Il giudice ha accolto il ricorso ritenendo fondato il primo motivo di impugnazione sulla base del citato art. 14 dello statuto dell’orchestra: il provvedimento sanzionatorio, infatti, doveva essere sottoscritto dal direttore amministrativo e non dal vicepresidente, come invece avvenuto nel caso di specie, trattandosi di atto presupposto e necessario prima dell’irrogazione di qualsiasi sanzione disciplinare.
Nonostante il carattere preliminare ed assorbente del primo motivo di impugnazione, necessario e sufficiente all’accoglimento del ricorso, il giudice, con estrema puntualità, ha analizzato anche gli altri motivi di impugnazione per completezza di motivazione.
In particolare, il principio che si può ricavare dalla presente decisione riguarda l’inapplicabilità delle sanzioni disciplinari a comportamenti tenuti dal lavoratore dipendente al di fuori dell’orario di lavoro.
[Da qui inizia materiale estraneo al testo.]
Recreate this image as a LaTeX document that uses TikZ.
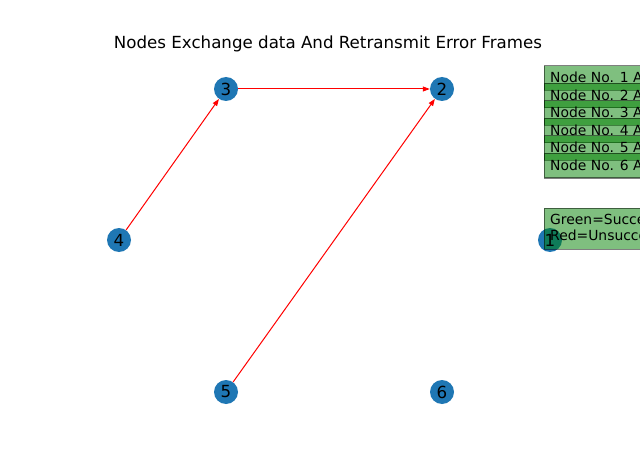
\documentclass[tikz,border=0pt]{standalone}
\usepackage{fontspec}
\setmainfont{DejaVu Sans}
\usetikzlibrary{arrows.meta}
\definecolor{nodeblue}{HTML}{1F77B4}
\definecolor{boxgreen}{HTML}{008000}
\tikzset{
  vert/.style={circle, fill=nodeblue, draw=none, minimum size=24, inner sep=0pt,
    font=\fontsize{16.67}{20}\selectfont},
  link/.style={red, line width=1pt, -{Triangle[length=7pt,width=5pt]}},
  legendbox/.style={fill=boxgreen, draw=black, line width=1pt, opacity=0.5},
  legendtext/.style={anchor=base west, inner sep=0pt,
    font=\fontsize{13.9}{16.7}\selectfont},
  titletext/.style={font=\fontsize{16.67}{20}\selectfont}
}
\begin{document}
\begin{tikzpicture}[x=1pt,y=-1pt]
  \useasboundingbox (0,0) rectangle (640,476);
  \clip (0,0) rectangle (640,476);
  \fill[white] (0,0) rectangle (640,476);

  % title
  \node[titletext] (title) at (328,44) {Nodes Exchange data And Retransmit Error Frames};

  % network nodes
  \node[vert] (n1) at (550,240) {};
  \node[vert] (n2) at (442,89)  {2};
  \node[vert] (n3) at (226,89)  {3};
  \node[vert] (n4) at (119,240) {4};
  \node[vert] (n5) at (226,392) {5};
  \node[vert] (n6) at (442,392) {6};

  % transmissions
  \draw[link] (n4) -- (n3);
  \draw[link] (n3) -- (n2);
  \draw[link] (n5) -- (n2);

  % per-node status boxes
  \foreach \k in {1,...,6} {
    \pgfmathsetmacro{\top}{66+17.5*(\k-1)}
    \path[legendbox] (544,\top) rectangle (660,\top+24.5);
    \node[legendtext] (status\k) at (550,\top+17) {Node No. \k\ A};
  }

  % colour key
  \path[legendbox] (544,208) rectangle (660,249);
  \node[legendtext] (keygreen) at (550,224) {Green=Successful};
  \node[legendtext] (keyred) at (550,240) {Red=Unsuccessful};
  \node[font=\fontsize{16.67}{20}\selectfont] (n1label) at (n1) {1};
\end{tikzpicture}
\end{document}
Afferma testualmente il giudice che: «l’estensione del potere disciplinare alla vita privata del lavoratore costituisce un fatto del tutto eccezionale che, salvo il controverso caso delle organizzazioni di tendenza, deve essere adeguatamente tipizzato dalla legge oppure dal codice disciplinare ex art. 7 Stat. Lav. […] oppure deve incidere addirittura sull’elemento fiduciario del rapporto, in modo tale da eliderlo». Nel caso di specie, sostiene il giudice, quanto descritto non è accaduto essendo erronea la deduzione dell’orchestra di aver applicato l’art. 17 del proprio statuto che vieta l’esercizio di una professione autonoma o altro impiego perché, implicando un’attività continuativa e remunerata, esulava dalla fattispecie concreta.
Il giudicante continua nella motivazione sostenendo che: «di regola, i comportamenti tenuti dal lavoratore nella vita privata, essendo estranei all’esecuzione della prestazione lavorativa, sono irrilevanti. Da ciò consegue che essi non possono avere alcuna influenza sul rapporto di lavoro. Più che una conquista della civiltà giuridica contemporanea, […], ciò costituisce null’altro che il corollario dei principi generali che vigono in materia di obbligazioni, ove il debitore – di regola – è tenuto unicamente ad eseguire la prestazione promessa e nulla più. Lo stesso accade nel rapporto di lavoro, nel quale il dipendente è tenuto esclusivamente ad eseguire la prestazione lavorativa secondo le modalità di tempo e di luogo previste nel contratto. Ogni altro comportamento che il debitore-lavoratore tenga al di fuori dell’orario di lavoro, di regola è intrinsecamente inidoneo a produrre effetti sul rapporto».
Nella fattispecie concreta, infatti, la partecipazione del lavoratore ad un flash mob, ferma l’eventuale responsabilità amministrativa del ricorrente per la violazione delle norme sanitarie (accertamento non rientrante nel presente giudizio), non può avere rilievo in ambito lavorativo, essendosi svolta durante la vita privata e il tempo libero del lavoratore. Tanto più che lo stesso si è debitamente sottoposto alle necessarie misure cautelative espressamente imposte dal suo datore di lavoro a seguito di tale evento.
Sulla base di questa articolata motivazione, quindi, il Tribunale ha accolto il ricorso e annullato il provvedimento disciplinare, condannando la Fondazione dell’Orchestra a restituire al ricorrente le somme trattenute oltre alle spese legali.